Without the pictures, return all of the material exactly as written.

++++ SUPPLIED DATA ++++

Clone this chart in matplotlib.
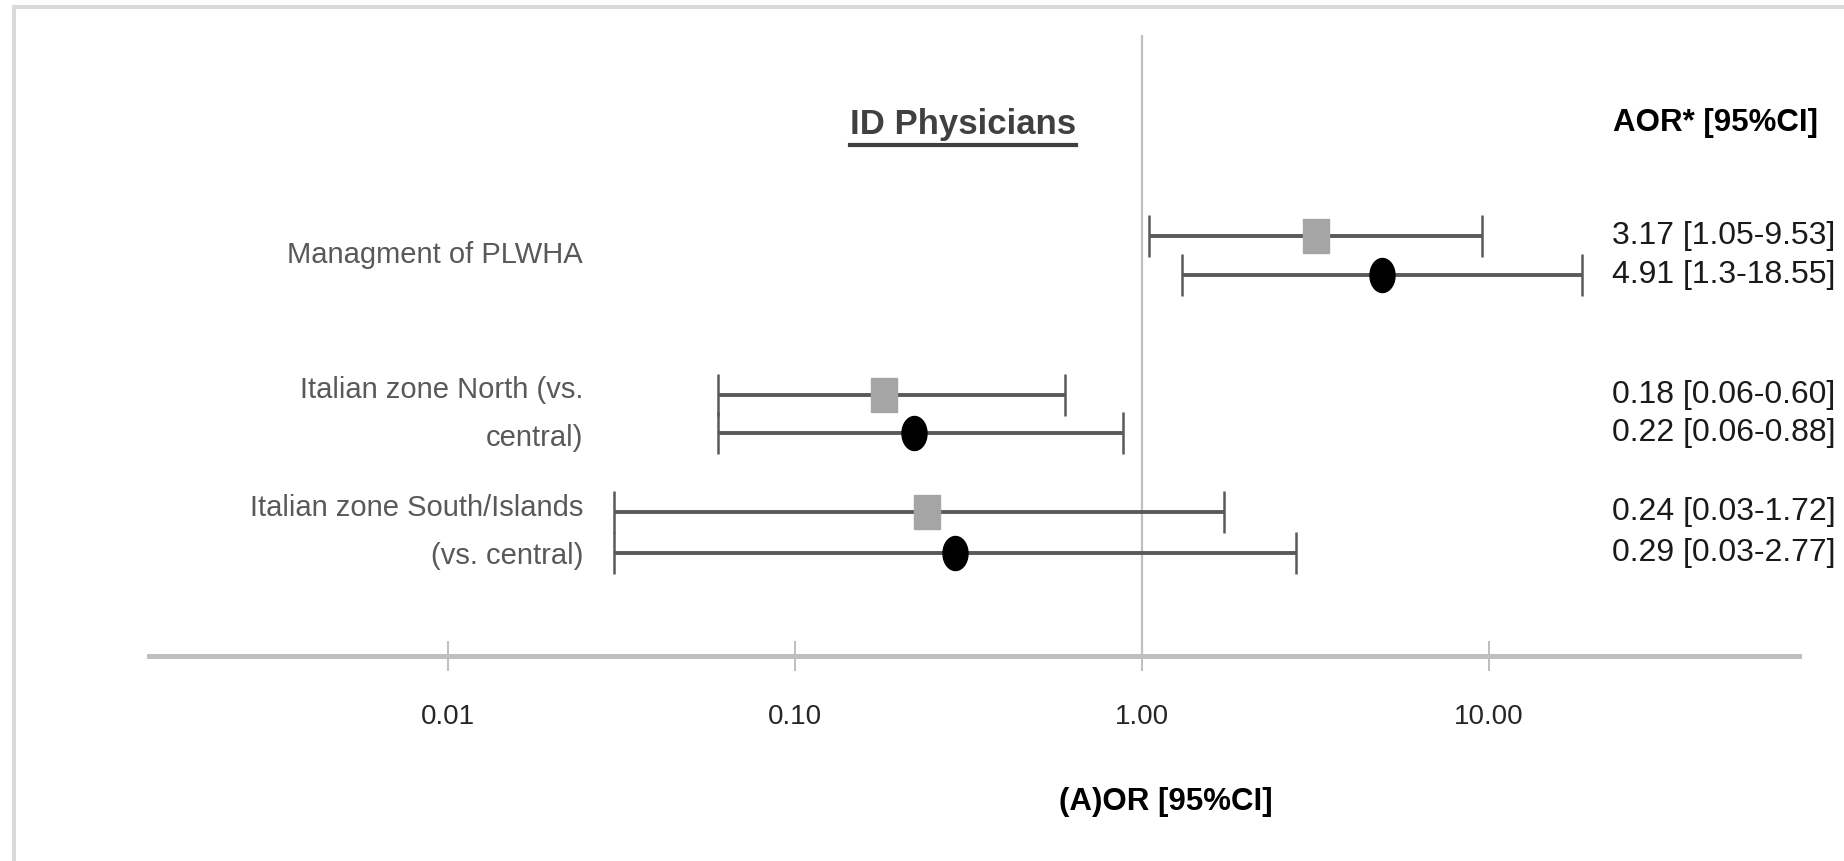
import numpy as np
import matplotlib
matplotlib.use('Agg')
import matplotlib.pyplot as plt
from matplotlib.patches import Rectangle
from matplotlib.lines import Line2D
from matplotlib.transforms import blended_transform_factory

plt.rcParams['font.family'] = ['Liberation Sans', 'DejaVu Sans']

# categories, two estimates per category (grey square / black dot)
categories = ['Managment of PLWHA',
              'Italian zone North (vs.\ncentral)',
              'Italian zone South/Islands\n(vs. central)']

sq_or = [3.17, 0.18, 0.24]
sq_lo = [1.05, 0.06, 0.03]
sq_hi = [9.53, 0.60, 1.72]

dot_or = [4.91, 0.22, 0.29]
dot_lo = [1.3, 0.06, 0.03]
dot_hi = [18.55, 0.88, 2.77]

sq_labels = ['3.17 [1.05-9.53]', '0.18 [0.06-0.60]', '0.24 [0.03-1.72]']
dot_labels = ['4.91 [1.3-18.55]', '0.22 [0.06-0.88]', '0.29 [0.03-2.77]']

# vertical positions of the rows
sq_y = [4.06, 2.52, 1.39]
dot_y = [3.68, 2.15, 1.00]

xticks = [0.01, 0.1, 1, 10]
xticklabels = ['0.01', '0.10', '1.00', '10.00']

W, H = 1844, 861
fig = plt.figure(figsize=(W / 100, H / 100), dpi=100)


def fx(px):
    return px / W


def fy(py):
    return 1 - py / H


ax = fig.add_axes([fx(149), fy(656), fx(1799) - fx(149), fy(35) - fy(656)])
ax.set_xscale('log')
ax.set_xlim(0.001375, 78.2)
ax.set_ylim(0, 6)

for s in ['top', 'right', 'left']:
    ax.spines[s].set_visible(False)
ax.spines['bottom'].set_color('#BFBFBF')
ax.spines['bottom'].set_linewidth(3.6)
ax.set_yticks([])
ax.set_xticks(xticks)
ax.set_xticklabels(xticklabels)
ax.xaxis.set_minor_locator(matplotlib.ticker.NullLocator())
ax.tick_params(axis='x', direction='inout', length=21, width=1.4, color='#BFBFBF',
               labelsize=20, labelcolor='#262626', pad=24)

ax.axvline(1, color='#BFBFBF', lw=1.6, zorder=1)

# marker shapes: taller than wide
sq_marker = [(-0.735, -1), (0.735, -1), (0.735, 1), (-0.735, 1), (-0.735, -1)]
t = np.linspace(0, 2 * np.pi, 60)
dot_marker = list(zip(0.735 * np.cos(t), np.sin(t)))

err_kw = dict(ecolor='#595959', elinewidth=2.8, capsize=15, capthick=1.8, ls='none', zorder=3)

sq_err = [np.subtract(sq_or, sq_lo), np.subtract(sq_hi, sq_or)]
dot_err = [np.subtract(dot_or, dot_lo), np.subtract(dot_hi, dot_or)]

ax.errorbar(sq_or, sq_y, xerr=sq_err, marker=sq_marker, ms=24.5, mfc='#A5A5A5',
            mec='#A5A5A5', **err_kw)
ax.errorbar(dot_or, dot_y, xerr=dot_err, marker=dot_marker, ms=24.5, mfc='black',
            mec='black', **err_kw)

tr = blended_transform_factory(ax.transAxes, ax.transData)
lab_x = (1612 - 149) / 1650
for y, lab in zip(sq_y, sq_labels):
    ax.text(lab_x, y, lab, transform=tr, ha='left', va='center', fontsize=23,
            color='#1a1a1a', clip_on=False)
for y, lab in zip(dot_y, dot_labels):
    ax.text(lab_x, y, lab, transform=tr, ha='left', va='center', fontsize=23,
            color='#1a1a1a', clip_on=False)

cat_x = (583 - 149) / 1650
for y1, y2, cat in zip(sq_y, dot_y, categories):
    ax.text(cat_x, (y1 + y2) / 2, cat, transform=tr, ha='right', va='center',
            fontsize=21, color='#595959', linespacing=1.9, multialignment='right')

# headers
title = fig.text(fx(963), fy(134), 'ID Physicians', ha='center', va='baseline',
                 fontsize=25, fontweight='bold', color='#404040')
fig.text(fx(1613), fy(131), 'AOR* [95%CI]', ha='left', va='baseline',
         fontsize=22.5, fontweight='bold', color='black')
fig.text(fx(1166), fy(802), '(A)OR [95%CI]', ha='center', va='center',
         fontsize=22.5, fontweight='bold', color='black')

# underline of the title
fig.canvas.draw()
bb = title.get_window_extent()
fig.add_artist(Line2D([bb.x0 / W, bb.x1 / W], [fy(145), fy(145)], color='#404040',
                      lw=3, transform=fig.transFigure))

# outer chart frame (only top and left edges visible)
fig.add_artist(Rectangle((fx(13.5), fy(H + 50)), fx(W + 100), fy(7) - fy(H + 50),
                         fill=False, ec='#D9D9D9', lw=2.9, transform=fig.transFigure))

fig.savefig('out.png', dpi=100)
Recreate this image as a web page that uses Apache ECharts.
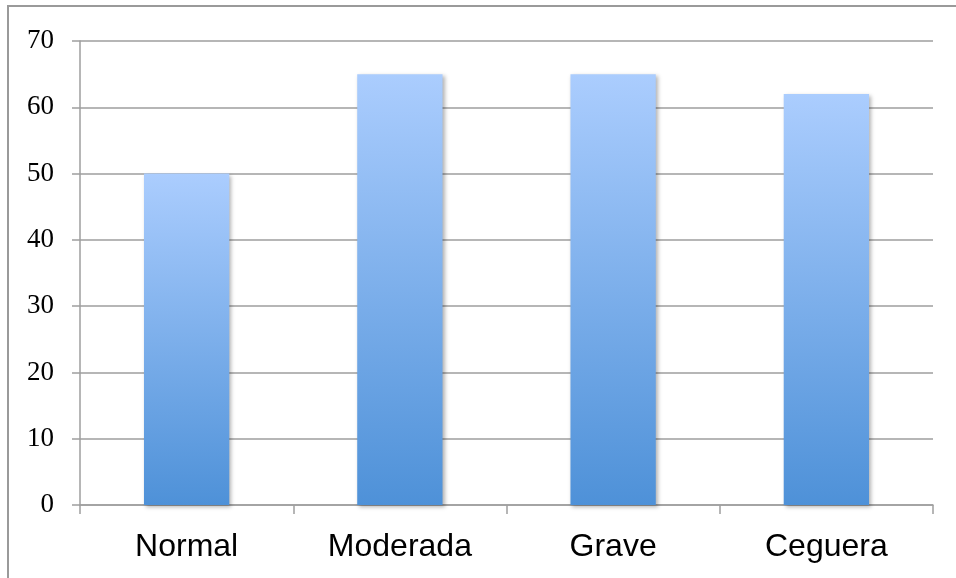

++++

EXPECTED ANSWER
Clone this chart in matplotlib.
import numpy as np
import matplotlib
matplotlib.use('Agg')
import matplotlib.pyplot as plt
from matplotlib.patches import Rectangle
from matplotlib.lines import Line2D
from matplotlib.transforms import blended_transform_factory

plt.rcParams['font.family'] = ['Liberation Sans', 'DejaVu Sans']

# categories, two estimates per category (grey square / black dot)
categories = ['Managment of PLWHA',
              'Italian zone North (vs.\ncentral)',
              'Italian zone South/Islands\n(vs. central)']

sq_or = [3.17, 0.18, 0.24]
sq_lo = [1.05, 0.06, 0.03]
sq_hi = [9.53, 0.60, 1.72]

dot_or = [4.91, 0.22, 0.29]
dot_lo = [1.3, 0.06, 0.03]
dot_hi = [18.55, 0.88, 2.77]

sq_labels = ['3.17 [1.05-9.53]', '0.18 [0.06-0.60]', '0.24 [0.03-1.72]']
dot_labels = ['4.91 [1.3-18.55]', '0.22 [0.06-0.88]', '0.29 [0.03-2.77]']

# vertical positions of the rows
sq_y = [4.06, 2.52, 1.39]
dot_y = [3.68, 2.15, 1.00]

xticks = [0.01, 0.1, 1, 10]
xticklabels = ['0.01', '0.10', '1.00', '10.00']

W, H = 1844, 861
fig = plt.figure(figsize=(W / 100, H / 100), dpi=100)


def fx(px):
    return px / W


def fy(py):
    return 1 - py / H


ax = fig.add_axes([fx(149), fy(656), fx(1799) - fx(149), fy(35) - fy(656)])
ax.set_xscale('log')
ax.set_xlim(0.001375, 78.2)
ax.set_ylim(0, 6)

for s in ['top', 'right', 'left']:
    ax.spines[s].set_visible(False)
ax.spines['bottom'].set_color('#BFBFBF')
ax.spines['bottom'].set_linewidth(3.6)
ax.set_yticks([])
ax.set_xticks(xticks)
ax.set_xticklabels(xticklabels)
ax.xaxis.set_minor_locator(matplotlib.ticker.NullLocator())
ax.tick_params(axis='x', direction='inout', length=21, width=1.4, color='#BFBFBF',
               labelsize=20, labelcolor='#262626', pad=24)

ax.axvline(1, color='#BFBFBF', lw=1.6, zorder=1)

# marker shapes: taller than wide
sq_marker = [(-0.735, -1), (0.735, -1), (0.735, 1), (-0.735, 1), (-0.735, -1)]
t = np.linspace(0, 2 * np.pi, 60)
dot_marker = list(zip(0.735 * np.cos(t), np.sin(t)))

err_kw = dict(ecolor='#595959', elinewidth=2.8, capsize=15, capthick=1.8, ls='none', zorder=3)

sq_err = [np.subtract(sq_or, sq_lo), np.subtract(sq_hi, sq_or)]
dot_err = [np.subtract(dot_or, dot_lo), np.subtract(dot_hi, dot_or)]

ax.errorbar(sq_or, sq_y, xerr=sq_err, marker=sq_marker, ms=24.5, mfc='#A5A5A5',
            mec='#A5A5A5', **err_kw)
ax.errorbar(dot_or, dot_y, xerr=dot_err, marker=dot_marker, ms=24.5, mfc='black',
            mec='black', **err_kw)

tr = blended_transform_factory(ax.transAxes, ax.transData)
lab_x = (1612 - 149) / 1650
for y, lab in zip(sq_y, sq_labels):
    ax.text(lab_x, y, lab, transform=tr, ha='left', va='center', fontsize=23,
            color='#1a1a1a', clip_on=False)
for y, lab in zip(dot_y, dot_labels):
    ax.text(lab_x, y, lab, transform=tr, ha='left', va='center', fontsize=23,
            color='#1a1a1a', clip_on=False)

cat_x = (583 - 149) / 1650
for y1, y2, cat in zip(sq_y, dot_y, categories):
    ax.text(cat_x, (y1 + y2) / 2, cat, transform=tr, ha='right', va='center',
            fontsize=21, color='#595959', linespacing=1.9, multialignment='right')

# headers
title = fig.text(fx(963), fy(134), 'ID Physicians', ha='center', va='baseline',
                 fontsize=25, fontweight='bold', color='#404040')
fig.text(fx(1613), fy(131), 'AOR* [95%CI]', ha='left', va='baseline',
         fontsize=22.5, fontweight='bold', color='black')
fig.text(fx(1166), fy(802), '(A)OR [95%CI]', ha='center', va='center',
         fontsize=22.5, fontweight='bold', color='black')

# underline of the title
fig.canvas.draw()
bb = title.get_window_extent()
fig.add_artist(Line2D([bb.x0 / W, bb.x1 / W], [fy(145), fy(145)], color='#404040',
                      lw=3, transform=fig.transFigure))

# outer chart frame (only top and left edges visible)
fig.add_artist(Rectangle((fx(13.5), fy(H + 50)), fx(W + 100), fy(7) - fy(H + 50),
                         fill=False, ec='#D9D9D9', lw=2.9, transform=fig.transFigure))

fig.savefig('out.png', dpi=100)
Recreate this image as a web page that uses Apache ECharts.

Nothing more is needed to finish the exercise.